Que sí, que sabemos que lo que hacen dieciséis lo podrían hacer ocho o seis, pero aunque sólo fuera por la consideración a esos de la pobreza energética, e incluso a las de la pobreza menstrual. ¿Qué tal pasar un ratito en el banco azul, aunque sea insultando a la oposición, para fingir al menos que les importamos?

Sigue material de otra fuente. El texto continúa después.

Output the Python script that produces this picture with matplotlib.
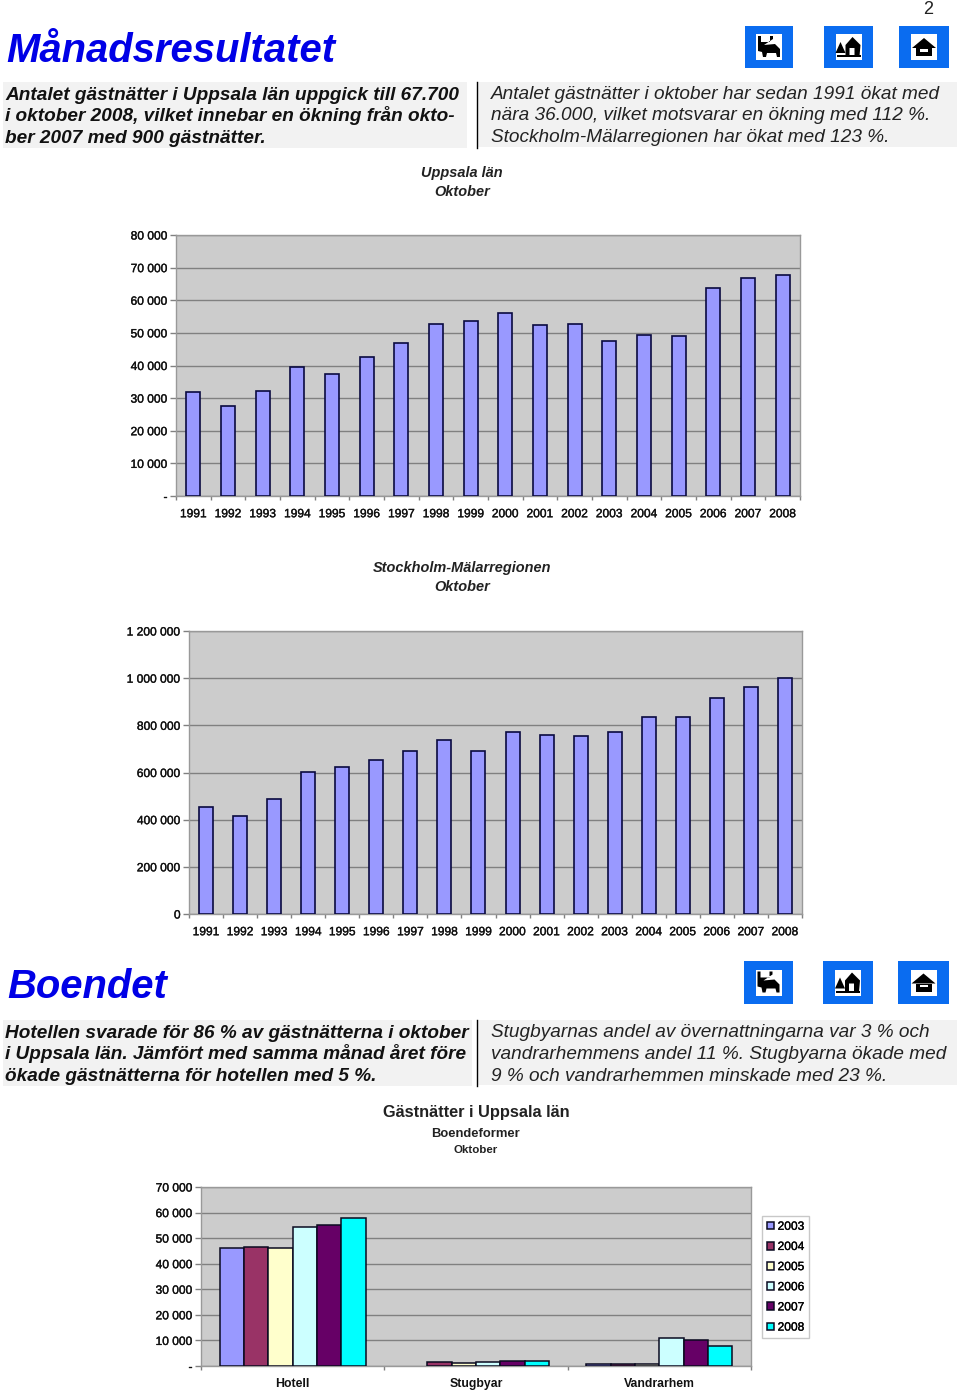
import matplotlib
matplotlib.use("Agg")
import matplotlib.pyplot as plt
import matplotlib.patheffects as pe
from matplotlib.patches import Rectangle, Polygon
from matplotlib.ticker import FixedLocator

plt.rcParams['font.family'] = ['Liberation Sans', 'DejaVu Sans']

W, H = 960, 1392
PX = 72 / 100  # points per pixel

years = [str(y) for y in range(1991, 2009)]
uppsala = [32000, 27700, 32300, 39500, 37400, 42600, 46900, 52700, 53700,
           56000, 52400, 52700, 47500, 49300, 49000, 63800, 66800, 67700]
stockholm = [454000, 415000, 488000, 602000, 623000, 653000, 691000, 738000, 691000,
             772000, 759000, 755000, 772000, 835000, 835000, 916000, 963000, 1000000]
uppsala_ticks = [0, 10000, 20000, 30000, 40000, 50000, 60000, 70000, 80000]
uppsala_labels = ['-', '10 000', '20 000', '30 000', '40 000', '50 000', '60 000', '70 000', '80 000']
stockholm_ticks = [0, 200000, 400000, 600000, 800000, 1000000, 1200000]
stockholm_labels = ['0', '200 000', '400 000', '600 000', '800 000', '1 000 000', '1 200 000']

kinds = ['Hotell', 'Stugbyar', 'Vandrarhem']
lodging_years = ['2003', '2004', '2005', '2006', '2007', '2008']
lodging_colors = ['#9999ff', '#993366', '#ffffcc', '#ccffff', '#660066', '#00ffff']
hotell = [46200, 46600, 46200, 54500, 55000, 58000]
stugbyar = [float('nan'), 1500, 1000, 1500, 2000, 2000]
vandrarhem = [800, 700, 600, 10900, 10000, 7900]
lodging_ticks = [0, 10000, 20000, 30000, 40000, 50000, 60000, 70000]
lodging_labels = ['-', '10 000', '20 000', '30 000', '40 000', '50 000', '60 000', '70 000']

fig = plt.figure(figsize=(W / 100, H / 100), dpi=100, facecolor='white')

# page overlay in pixel coordinates
pg = fig.add_axes([0, 0, 1, 1], zorder=0)
pg.set_xlim(0, W)
pg.set_ylim(H, 0)
pg.axis('off')

HEAVY = [pe.withStroke(linewidth=0.25, foreground='#111111')]


def txt(x, y, s, px, **kw):
    kw.setdefault('va', 'center')
    kw.setdefault('color', 'black')
    pg.text(x, y, s, fontsize=px * PX, **kw)


def panel(x0, y0, x1, y1):
    pg.add_patch(Rectangle((x0, y0), x1 - x0, y1 - y0, fc='#f2f2f2', ec='none'))


def sign(x0, y0, x1, y1, kind):
    pg.add_patch(Rectangle((x0, y0), x1 - x0, y1 - y0, fc='#0a6cf0', ec='none'))
    cx, cy = (x0 + x1) / 2, (y0 + y1) / 2
    pg.add_patch(Rectangle((cx - 13, cy - 13), 26, 26, fc='white', ec='none'))
    if kind == 'bed':
        pg.add_patch(Polygon([(cx - 11, cy - 11), (cx - 8, cy - 11), (cx - 8, cy - 5), (cx + 1, cy - 5),
                              (cx + 1, cy - 11), (cx + 4, cy - 11), (cx + 4, cy - 8), (cx - 5, cy - 2),
                              (cx + 6, cy - 3), (cx + 11, cy + 2), (cx + 11, cy + 10), (cx + 8, cy + 10),
                              (cx + 7, cy + 6), (cx - 2, cy + 6), (cx - 3, cy + 10), (cx - 6, cy + 10),
                              (cx - 7, cy + 5), (cx - 11, cy + 4)], fc='black', ec='none'))
    elif kind == 'cabin':
        pg.add_patch(Polygon([(cx - 3, cy - 2), (cx + 4, cy - 10), (cx + 12, cy - 2), (cx + 11, cy + 9),
                              (cx + 6, cy + 9), (cx + 6, cy + 1), (cx + 1, cy + 1), (cx + 1, cy + 9),
                              (cx - 3, cy + 9)], fc='black', ec='none'))
        pg.add_patch(Polygon([(cx - 8, cy - 5), (cx - 3, cy + 6), (cx - 13, cy + 6)], fc='black', ec='none'))
        pg.add_patch(Rectangle((cx - 12, cy + 8), 24, 2, fc='black', ec='none'))
    else:
        pg.add_patch(Polygon([(cx - 12, cy + 1), (cx, cy - 9), (cx + 12, cy + 1)], fc='black', ec='none'))
        pg.add_patch(Rectangle((cx - 8, cy + 1), 16, 8, fc='black', ec='none'))
        pg.add_patch(Rectangle((cx - 4, cy + 2), 8, 2.5, fc='white', ec='none'))


# top block
txt(928, 10, '2', 18, ha='center', color='#222222')
txt(6, 51, 'Månadsresultatet', 40, color='#0000e6', weight='bold', style='italic')
sign(745, 26, 793, 68, 'bed')
sign(824, 26, 873, 68, 'cabin')
sign(899, 26, 949, 68, 'home')
panel(3, 82, 467, 148)
panel(478, 82, 957, 147)
pg.plot([477, 477], [82, 148], color='black', lw=1)
for y, s in zip([99.5, 121, 143], ['Antalet gästnätter i Uppsala län uppgick till 67.700',
                                   'i oktober 2008, vilket innebar en ökning från okto-',
                                   'ber 2007 med 900 gästnätter.']):
    txt(5, y, s, 19, style='italic', weight='bold', color='#111111', va='baseline')
for y, s in zip([99, 120, 142], ['Antalet gästnätter i oktober har sedan 1991 ökat med',
                                 'nära 36.000, vilket motsvarar en ökning med 112 %.',
                                 'Stockholm-Mälarregionen har ökat med 123 %.']):
    txt(491, y, s, 19, style='italic', color='#222222', va='baseline')
txt(462, 173, 'Uppsala län', 14.5, ha='center', style='italic', weight='bold', color='#222222')
txt(462, 192, 'Oktober', 14.5, ha='center', style='italic', weight='bold', color='#222222')
txt(462, 568, 'Stockholm-Mälarregionen', 14.5, ha='center', style='italic', weight='bold', color='#222222')
txt(462, 587, 'Oktober', 14.5, ha='center', style='italic', weight='bold', color='#222222')

# lower block
txt(7, 987, 'Boendet', 40, color='#0000e6', weight='bold', style='italic')
sign(744, 961, 793, 1004, 'bed')
sign(823, 961, 873, 1004, 'cabin')
sign(898, 961, 949, 1004, 'home')
panel(3, 1020, 472, 1086)
panel(478, 1020, 957, 1085)
pg.plot([477, 477], [1020, 1086], color='black', lw=1)
for y, s in zip([1037.5, 1059, 1081], ['Hotellen svarade för 86 % av gästnätterna i oktober',
                                       'i Uppsala län. Jämfört med samma månad året före',
                                       'ökade gästnätterna för hotellen med 5 %.']):
    txt(5, y, s, 19, style='italic', weight='bold', color='#111111', va='baseline')
for y, s in zip([1037, 1059, 1081], ['Stugbyarnas andel av övernattningarna var 3 % och',
                                     'vandrarhemmens andel 11 %. Stugbyarna ökade med',
                                     '9 % och vandrarhemmen minskade med 23 %.']):
    txt(491, y, s, 19, style='italic', color='#222222', va='baseline')
txt(476, 1112, 'Gästnätter i Uppsala län', 16.4, ha='center', weight='bold', color='#222222')
txt(476, 1134, 'Boendeformer', 13, ha='center', weight='bold', color='#222222')
txt(476, 1150, 'Oktober', 11.5, ha='center', weight='bold', color='#222222')


def chart_axes(left, right, top, bottom, ymax, yticks, ylabels, fs, pad):
    ax = fig.add_axes([left / W, 1 - bottom / H, (right - left) / W, (bottom - top) / H],
                      facecolor='#cccccc', zorder=1)
    ax.set_ylim(0, ymax)
    ax.set_yticks(yticks)
    ax.set_yticklabels(ylabels, fontsize=fs * PX, color='#111111', path_effects=HEAVY)
    ax.grid(axis='y', color='#808080', lw=1)
    ax.set_axisbelow(True)
    for s in ax.spines.values():
        s.set_color('#999999')
        s.set_linewidth(1)
    ax.tick_params(axis='y', length=4, width=1, color='#808080', pad=pad)
    ax.tick_params(axis='x', which='minor', length=3, width=1, color='#808080')
    ax.tick_params(axis='x', which='major', length=0, pad=pad + 6.8)
    return ax


def year_chart(left, right, top, bottom, values, ymax, yticks, ylabels):
    ax = chart_axes(left, right, top, bottom, ymax, yticks, ylabels, 12, 2)
    xs = list(range(len(years)))
    ax.bar(xs, values, width=0.41, color='#9999ff', edgecolor='#0a0a40', linewidth=1.2, zorder=3)
    ax.set_xlim(-0.5, len(years) - 0.5)
    ax.set_xticks(xs)
    ax.set_xticklabels(years, fontsize=12 * PX, color='#111111', path_effects=HEAVY)
    ax.xaxis.set_minor_locator(FixedLocator([i - 0.5 for i in range(len(years) + 1)]))
    return ax


year_chart(176, 800, 235, 496, uppsala, 80000, uppsala_ticks, uppsala_labels)
year_chart(189, 802, 631, 914, stockholm, 1200000, stockholm_ticks, stockholm_labels)

ax3 = chart_axes(201, 751, 1187, 1366, 70000, lodging_ticks, lodging_labels, 12, 2)
width = 0.133
series = list(zip(hotell, stugbyar, vandrarhem))
handles = []
for i, (yr, col, vals) in enumerate(zip(lodging_years, lodging_colors, series)):
    xs = [k + (i - 2.5) * width for k in range(len(kinds))]
    handles.append(ax3.bar(xs, vals, width=width, color=col, edgecolor='#0a0a20',
                           linewidth=1.1, zorder=3, label=yr))
ax3.set_xlim(-0.5, 2.5)
ax3.set_xticks(range(len(kinds)))
ax3.set_xticklabels(kinds, fontsize=12.3 * PX, color='#111111', weight='bold')
ax3.xaxis.set_minor_locator(FixedLocator([-0.5, 0.5, 1.5, 2.5]))
ax3.tick_params(axis='x', which='major', pad=8.5)
leg = fig.legend(handles=handles, loc='upper left',
                 bbox_to_anchor=(762 / W, 1 - 1216 / H), borderaxespad=0,
                 prop={'size': 12 * PX}, handlelength=0.6, handleheight=0.6,
                 handletextpad=0.3, labelspacing=0.68, borderpad=0.4,
                 frameon=True, fancybox=False, framealpha=1, edgecolor='#c8c8c8')
leg.get_frame().set_linewidth(1)
for t in leg.get_texts():
    t.set_path_effects(HEAVY)

fig.savefig('out.png', dpi=100)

Y mientras unos achican el agua de la última gota fría, asisten impotentes a la destrucción de sus casas, tratan de cuadrar unas cuentas que no salen, esperan unas ayudas que no llegan y la mayoría aguarda aterrada la próxima factura de la luz, nos hablan desde las Cortes de casi un millón de euros a gastar en traductores en el Senado (600.000 mil a añadir a los 350.000 que ya se gastan) para que sus señorías con lengua cooficial no tengan que utilizar el español más que cuando se toman una caña con uno de Cuenca o de cualquier mísero lugar monolingüe en los recesos del Pleno.
Y como un millón de euros parece poca cosa a los que no les tiembla el pulso a la hora de gastar el dinero ajeno, ahí los tienen valorando gastar un millón más en traductores para el Congreso de los Diputados.
Créanme. Qué espectáculo más maravilloso.